### [Request]
Starting at the top of the entries below, write out each line up to and including the one containing "from matplotlib.ticker import FuncFormatter". Leave the pictures out.

Records with drawing code
○ ○ ○ ○

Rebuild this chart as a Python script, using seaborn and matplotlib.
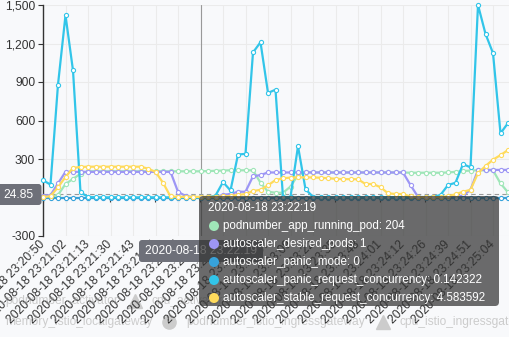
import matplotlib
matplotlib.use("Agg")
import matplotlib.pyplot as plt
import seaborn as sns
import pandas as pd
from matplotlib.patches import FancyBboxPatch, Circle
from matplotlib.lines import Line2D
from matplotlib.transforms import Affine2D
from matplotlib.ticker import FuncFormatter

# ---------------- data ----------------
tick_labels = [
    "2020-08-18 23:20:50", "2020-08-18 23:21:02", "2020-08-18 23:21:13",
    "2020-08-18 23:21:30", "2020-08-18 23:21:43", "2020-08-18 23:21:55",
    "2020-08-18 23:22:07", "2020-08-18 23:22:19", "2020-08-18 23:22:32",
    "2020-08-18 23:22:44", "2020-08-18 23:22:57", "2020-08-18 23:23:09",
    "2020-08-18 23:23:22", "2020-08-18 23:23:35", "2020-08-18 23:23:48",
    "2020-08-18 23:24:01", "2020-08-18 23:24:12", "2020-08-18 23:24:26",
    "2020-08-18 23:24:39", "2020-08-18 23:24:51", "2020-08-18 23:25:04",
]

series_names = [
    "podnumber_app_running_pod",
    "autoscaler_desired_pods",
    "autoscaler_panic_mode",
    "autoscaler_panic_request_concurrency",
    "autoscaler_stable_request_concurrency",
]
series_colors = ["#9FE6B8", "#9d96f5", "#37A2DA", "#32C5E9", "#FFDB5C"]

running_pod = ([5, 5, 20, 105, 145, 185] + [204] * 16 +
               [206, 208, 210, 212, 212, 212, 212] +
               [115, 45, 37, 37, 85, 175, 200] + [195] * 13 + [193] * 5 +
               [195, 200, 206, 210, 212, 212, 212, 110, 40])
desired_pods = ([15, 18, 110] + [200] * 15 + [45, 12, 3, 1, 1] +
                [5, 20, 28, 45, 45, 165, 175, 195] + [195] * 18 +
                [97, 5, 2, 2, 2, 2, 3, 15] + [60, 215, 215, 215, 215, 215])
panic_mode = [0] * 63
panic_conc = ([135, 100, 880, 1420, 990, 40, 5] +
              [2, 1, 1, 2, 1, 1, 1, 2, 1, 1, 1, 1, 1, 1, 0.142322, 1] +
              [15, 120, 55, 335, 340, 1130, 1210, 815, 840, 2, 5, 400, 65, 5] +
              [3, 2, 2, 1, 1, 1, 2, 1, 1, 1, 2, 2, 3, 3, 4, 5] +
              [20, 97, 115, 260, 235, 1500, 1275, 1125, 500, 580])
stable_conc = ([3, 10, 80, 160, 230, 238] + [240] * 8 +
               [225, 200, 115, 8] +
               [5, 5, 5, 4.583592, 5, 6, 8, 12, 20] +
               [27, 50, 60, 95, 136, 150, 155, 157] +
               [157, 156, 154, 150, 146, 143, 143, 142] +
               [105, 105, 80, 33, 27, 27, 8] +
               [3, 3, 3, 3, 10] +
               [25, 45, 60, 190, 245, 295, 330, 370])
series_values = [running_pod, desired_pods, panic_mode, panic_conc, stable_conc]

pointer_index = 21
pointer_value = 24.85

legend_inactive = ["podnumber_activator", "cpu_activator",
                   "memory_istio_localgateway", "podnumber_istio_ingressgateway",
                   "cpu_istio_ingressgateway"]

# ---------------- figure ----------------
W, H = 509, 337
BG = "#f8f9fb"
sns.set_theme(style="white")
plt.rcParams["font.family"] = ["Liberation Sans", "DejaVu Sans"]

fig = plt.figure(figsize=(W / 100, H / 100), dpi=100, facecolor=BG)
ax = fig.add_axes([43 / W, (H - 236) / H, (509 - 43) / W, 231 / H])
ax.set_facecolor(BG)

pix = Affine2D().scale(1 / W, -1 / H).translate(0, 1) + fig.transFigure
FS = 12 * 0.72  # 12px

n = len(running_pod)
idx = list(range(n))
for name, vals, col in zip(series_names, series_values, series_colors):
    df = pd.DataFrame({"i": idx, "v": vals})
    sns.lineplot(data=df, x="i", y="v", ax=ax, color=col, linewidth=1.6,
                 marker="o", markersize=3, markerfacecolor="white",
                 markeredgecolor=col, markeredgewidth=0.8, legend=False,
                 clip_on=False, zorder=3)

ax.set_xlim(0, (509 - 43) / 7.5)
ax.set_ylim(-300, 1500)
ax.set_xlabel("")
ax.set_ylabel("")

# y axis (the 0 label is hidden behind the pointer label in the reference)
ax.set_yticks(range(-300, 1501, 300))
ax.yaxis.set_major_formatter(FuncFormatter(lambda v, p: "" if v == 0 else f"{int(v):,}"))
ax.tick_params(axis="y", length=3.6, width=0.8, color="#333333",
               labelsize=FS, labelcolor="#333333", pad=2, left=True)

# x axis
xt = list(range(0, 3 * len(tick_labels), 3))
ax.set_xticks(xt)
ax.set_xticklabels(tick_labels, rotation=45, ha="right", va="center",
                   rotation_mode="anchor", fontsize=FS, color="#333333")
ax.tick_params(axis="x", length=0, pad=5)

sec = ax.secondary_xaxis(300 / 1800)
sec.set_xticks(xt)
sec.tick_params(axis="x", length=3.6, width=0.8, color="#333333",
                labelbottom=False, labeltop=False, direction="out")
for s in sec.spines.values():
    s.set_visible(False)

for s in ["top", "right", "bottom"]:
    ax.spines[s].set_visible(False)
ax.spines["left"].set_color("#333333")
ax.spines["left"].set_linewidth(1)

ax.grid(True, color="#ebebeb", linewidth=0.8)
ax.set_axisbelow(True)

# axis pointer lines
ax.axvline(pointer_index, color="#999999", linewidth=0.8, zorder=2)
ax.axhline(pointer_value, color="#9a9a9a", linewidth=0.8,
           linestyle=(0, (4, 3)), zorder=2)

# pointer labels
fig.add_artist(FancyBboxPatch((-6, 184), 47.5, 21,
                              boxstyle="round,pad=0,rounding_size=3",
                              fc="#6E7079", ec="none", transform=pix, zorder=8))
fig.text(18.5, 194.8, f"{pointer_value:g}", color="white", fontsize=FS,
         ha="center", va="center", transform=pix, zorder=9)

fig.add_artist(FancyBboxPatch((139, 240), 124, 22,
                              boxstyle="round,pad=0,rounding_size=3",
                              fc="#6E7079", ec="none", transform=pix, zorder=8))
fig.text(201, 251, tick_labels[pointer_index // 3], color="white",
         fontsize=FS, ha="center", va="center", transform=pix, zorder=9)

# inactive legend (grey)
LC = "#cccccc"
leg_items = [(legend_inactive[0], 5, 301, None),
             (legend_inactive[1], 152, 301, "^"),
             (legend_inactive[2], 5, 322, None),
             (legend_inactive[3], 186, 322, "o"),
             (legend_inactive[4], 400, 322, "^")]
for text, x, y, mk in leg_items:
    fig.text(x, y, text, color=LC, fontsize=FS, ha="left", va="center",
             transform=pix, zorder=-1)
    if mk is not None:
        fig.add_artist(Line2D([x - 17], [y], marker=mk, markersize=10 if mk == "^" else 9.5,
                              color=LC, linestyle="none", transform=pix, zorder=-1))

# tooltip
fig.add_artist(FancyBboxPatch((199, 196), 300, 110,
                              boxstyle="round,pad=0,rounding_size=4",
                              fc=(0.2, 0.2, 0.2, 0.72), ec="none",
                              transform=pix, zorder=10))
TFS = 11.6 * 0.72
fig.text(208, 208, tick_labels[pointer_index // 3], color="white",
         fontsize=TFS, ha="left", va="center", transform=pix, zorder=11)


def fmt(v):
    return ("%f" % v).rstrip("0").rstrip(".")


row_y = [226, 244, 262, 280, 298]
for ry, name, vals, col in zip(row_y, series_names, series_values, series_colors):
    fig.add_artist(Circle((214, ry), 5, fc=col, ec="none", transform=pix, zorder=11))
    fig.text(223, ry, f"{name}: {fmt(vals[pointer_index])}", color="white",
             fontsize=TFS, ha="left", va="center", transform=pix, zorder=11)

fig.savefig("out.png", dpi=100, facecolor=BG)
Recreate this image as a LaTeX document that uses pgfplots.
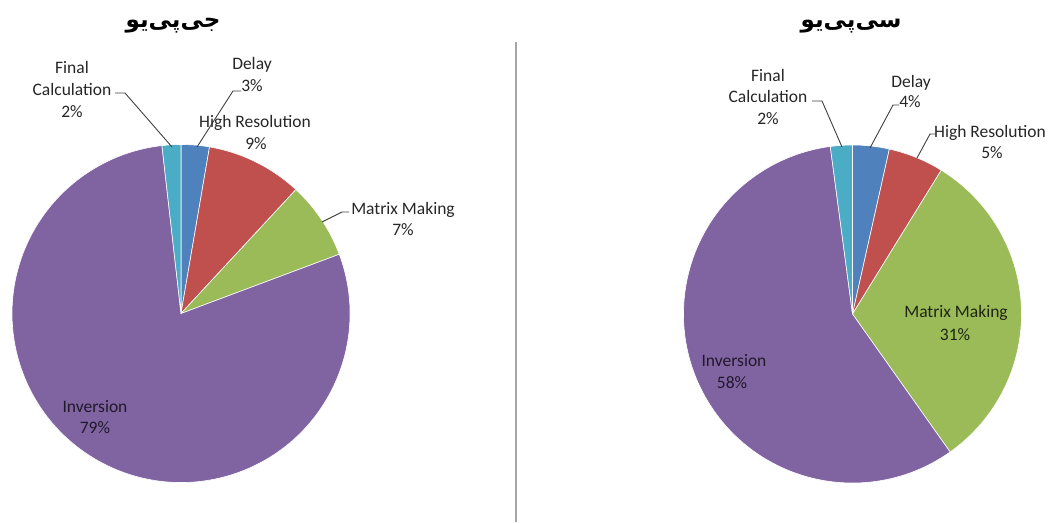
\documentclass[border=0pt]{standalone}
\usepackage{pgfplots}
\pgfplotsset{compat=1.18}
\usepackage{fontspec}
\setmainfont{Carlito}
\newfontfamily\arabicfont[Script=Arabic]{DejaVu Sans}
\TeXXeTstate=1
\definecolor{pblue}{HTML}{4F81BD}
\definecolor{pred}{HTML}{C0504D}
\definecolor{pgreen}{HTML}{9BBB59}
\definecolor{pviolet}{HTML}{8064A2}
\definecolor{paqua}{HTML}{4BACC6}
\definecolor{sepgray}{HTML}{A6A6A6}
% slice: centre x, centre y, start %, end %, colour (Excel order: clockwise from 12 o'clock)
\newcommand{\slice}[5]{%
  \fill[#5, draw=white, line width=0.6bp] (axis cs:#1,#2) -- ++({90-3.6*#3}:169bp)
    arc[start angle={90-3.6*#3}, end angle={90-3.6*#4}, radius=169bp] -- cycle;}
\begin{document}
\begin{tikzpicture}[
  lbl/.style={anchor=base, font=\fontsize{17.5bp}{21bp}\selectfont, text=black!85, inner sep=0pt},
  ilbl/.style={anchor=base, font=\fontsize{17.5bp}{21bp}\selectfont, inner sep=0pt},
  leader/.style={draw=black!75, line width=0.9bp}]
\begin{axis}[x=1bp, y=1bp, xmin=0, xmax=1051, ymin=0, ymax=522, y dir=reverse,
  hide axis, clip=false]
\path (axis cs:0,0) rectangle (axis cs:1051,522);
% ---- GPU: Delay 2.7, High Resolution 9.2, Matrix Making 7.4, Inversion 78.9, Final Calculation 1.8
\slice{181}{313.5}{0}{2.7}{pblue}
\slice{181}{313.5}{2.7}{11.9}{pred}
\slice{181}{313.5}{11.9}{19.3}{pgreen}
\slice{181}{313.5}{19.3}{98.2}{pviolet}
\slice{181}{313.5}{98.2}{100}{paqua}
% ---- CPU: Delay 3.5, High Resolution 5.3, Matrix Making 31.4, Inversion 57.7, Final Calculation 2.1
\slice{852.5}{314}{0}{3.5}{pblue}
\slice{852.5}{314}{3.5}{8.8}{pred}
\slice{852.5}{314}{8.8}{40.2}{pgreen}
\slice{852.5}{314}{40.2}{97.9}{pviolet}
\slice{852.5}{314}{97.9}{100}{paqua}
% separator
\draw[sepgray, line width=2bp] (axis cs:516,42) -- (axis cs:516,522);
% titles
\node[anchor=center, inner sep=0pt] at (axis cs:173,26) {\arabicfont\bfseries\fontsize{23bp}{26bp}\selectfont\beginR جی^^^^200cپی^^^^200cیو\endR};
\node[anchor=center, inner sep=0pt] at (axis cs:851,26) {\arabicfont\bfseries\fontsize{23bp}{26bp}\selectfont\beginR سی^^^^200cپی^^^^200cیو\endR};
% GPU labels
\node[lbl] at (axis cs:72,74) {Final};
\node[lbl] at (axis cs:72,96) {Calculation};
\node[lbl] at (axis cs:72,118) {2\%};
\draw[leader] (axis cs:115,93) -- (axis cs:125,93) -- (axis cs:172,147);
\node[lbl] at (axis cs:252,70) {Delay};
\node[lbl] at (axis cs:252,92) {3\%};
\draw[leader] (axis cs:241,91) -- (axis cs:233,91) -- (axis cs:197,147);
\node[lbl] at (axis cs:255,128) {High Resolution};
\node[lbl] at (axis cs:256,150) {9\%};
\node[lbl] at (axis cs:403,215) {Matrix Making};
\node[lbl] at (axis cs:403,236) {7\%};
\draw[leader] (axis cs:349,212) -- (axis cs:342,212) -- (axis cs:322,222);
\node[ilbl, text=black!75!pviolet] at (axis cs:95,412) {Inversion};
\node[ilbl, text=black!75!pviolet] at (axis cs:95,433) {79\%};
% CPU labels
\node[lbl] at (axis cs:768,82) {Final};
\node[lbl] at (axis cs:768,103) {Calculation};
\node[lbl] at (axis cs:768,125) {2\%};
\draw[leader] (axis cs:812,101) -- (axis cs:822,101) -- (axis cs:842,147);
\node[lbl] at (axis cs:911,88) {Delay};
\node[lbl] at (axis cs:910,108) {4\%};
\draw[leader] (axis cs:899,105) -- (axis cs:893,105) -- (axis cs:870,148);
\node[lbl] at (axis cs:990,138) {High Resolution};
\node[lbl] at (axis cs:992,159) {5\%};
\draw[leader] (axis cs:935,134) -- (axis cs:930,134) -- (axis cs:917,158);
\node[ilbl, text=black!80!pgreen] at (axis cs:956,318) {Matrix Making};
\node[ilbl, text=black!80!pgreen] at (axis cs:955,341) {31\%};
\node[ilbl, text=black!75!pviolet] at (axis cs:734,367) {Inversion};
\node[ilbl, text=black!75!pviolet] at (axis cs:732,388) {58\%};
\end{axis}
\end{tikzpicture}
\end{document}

○ ○ ○ ○

### [Answer to this problem]
Rebuild this chart as a Python script, using seaborn and matplotlib.
import matplotlib
matplotlib.use("Agg")
import matplotlib.pyplot as plt
import seaborn as sns
import pandas as pd
from matplotlib.patches import FancyBboxPatch, Circle
from matplotlib.lines import Line2D
from matplotlib.transforms import Affine2D
from matplotlib.ticker import FuncFormatter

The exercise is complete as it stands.